Retrospective: Main doors
Sunday, 4th January, 2015
Viewed wheels-up, nothing could be simpler than a Mustang’s landing gear doors. The challenge comes in the built-up interior structure with its numerous three-dimensional contours and attendant fine detail, notably the latch mechanism. At 1:5-scale this is a job that requires good drawings of component parts as well as a GA.
Like many model-making tasks, when the drawings and photographs are carefully studied and the shapes mentally broken down into their fundamental parts, what at first appears impossible becomes doable. Looked at in this way, the door devolves down to two simple outline shapes cut respectively from basswood and 0.5mm aluminium sheet (photo 1).
The first most obvious feature is the quasi-circular indentation by way of the main wheel and tyre. So this is marked in pencil on the basswood blank, and the shallow dish-like cavity is cut out with a curved chisel and finished with sandpaper - not difficult (photos 2 and 3).
Next the wood surface is marked out for the three tapered flutes, complete with their centre lines (photo 3). The latter are important because they fix the positions of three narrow parallel slots that can straight away be milled or routed out of the wood using an end cutter of appropriate diameter. Now, with their tear-shaped upper edges delineated by the pencil lines and the underside by the newly cut slots, the sloping sides of the flutes can be carved and sanded to shape. The small circular cavity located just behind the door lock is also milled out at this stage.
Finally, after the flat under-surface of the basswood blank is given a slight overall radius with sandpaper and block to conform to the under-wing contours, the wood is glued securely to its aluminium exterior skin panel (photo 4).
Now the fun starts: While the leading edge of the structure is catered for by the smoothly radiused carved wood, the top, bottom and trailing edges are more complex. These have to be built up, either by making a surface rebate in the wood locally so as to let in overhanging strips of 0.5 mm alloy or – in the case of the linear bottom edge – by gluing in a length of milled aluminium channel section. Done carefully and made good with superglue and filler, the tight joint between metal and wood become invisible beneath multiple coats of automotive primer (photo 5).
This completes the structural work; what it left is detail, but there’s a lot of it. Parts such as the hinge blocks, attachment for the extension ram and the latch mechanism were variously cut, milled, filed and drilled from solid aluminium, using the NAA component drawings. I made some simplifications, but by and large these parts are as specified.

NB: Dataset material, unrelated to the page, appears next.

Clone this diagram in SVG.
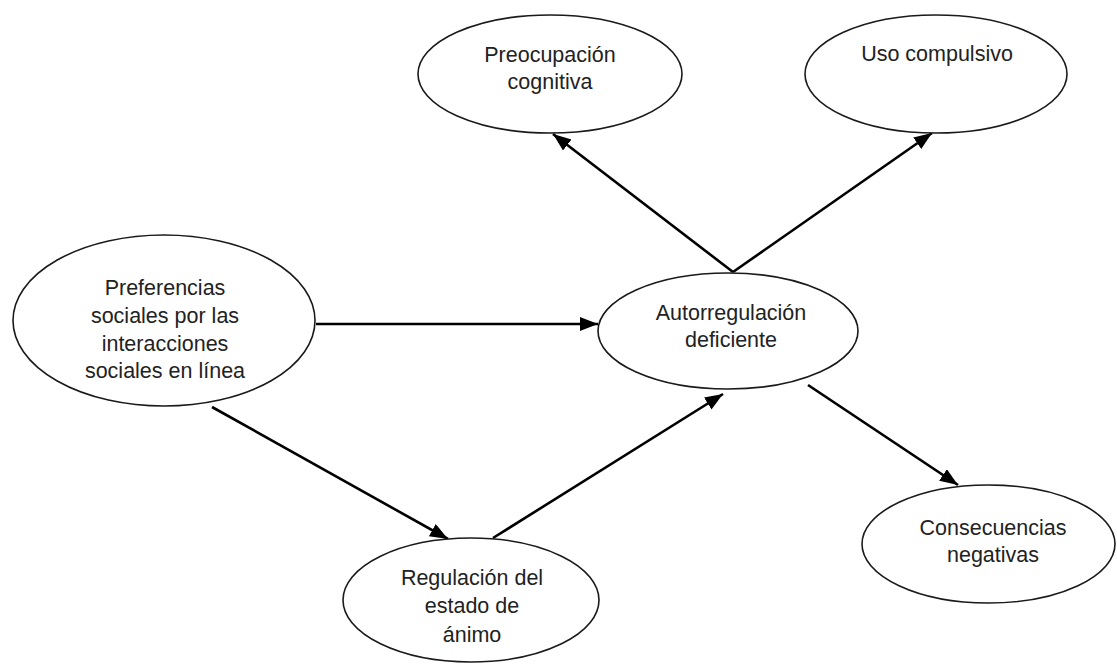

The sheet-aluminium cover that protects the locking mechanism warrants some explanation. I cut the projecting shape in solid aluminium and secured it to a flat base with screws, thereby creating a pattern over which to form annealed litho plate into the required tent-like shape complete with large peripheral flange, the latter being trimmed to shape after the piece was removed from the jig (photo 6). By comparison, the D-shaped access panel – also cut from litho plate – was simplicity itself.
Finally, the entire job was re-sprayed with more primer, filling, sanding and generally cleaning up any residual imperfections between coats. Snap head rivet positions were marked and drilled and the rivets emplaced using my usual technique, and with all the fittings permanently assembled the job was treated to several finishing coats of Halfords aluminium spray paint, leaving the exterior facing skin in bare metal.
I have never learned the purpose of the bright metal panel that bisects the interior of the doors, but no-matter. I represented it with polished sheet pewter, the only material I could imagine that would snug down tightly to the contours of the underlying structure, and I think it works pretty well.
Final details applied included the serried brass screws and bolts along the bottom edge of the door, and the composite strip riveted at the trailing edge.
I hope that the foregoing demonstrates how fairly complex three-dimensional structures can be developed from a sequence of relatively simple stages. Yet in this case the end result relies on a fundamental deception, made possible only because the interior surface of the door is painted, as it might well be in the original. I judged at the outset that to form the crisp sculpted interior shape in metal alone, or even wood clad in metal, as is the norm for the rest of the model, would have been beyond my abilities, so I took a compromise route. Sleight of hand, maybe, but thanks to the sealant and filling quality of modern primers and spray paints, I like to think I’ve got away with it.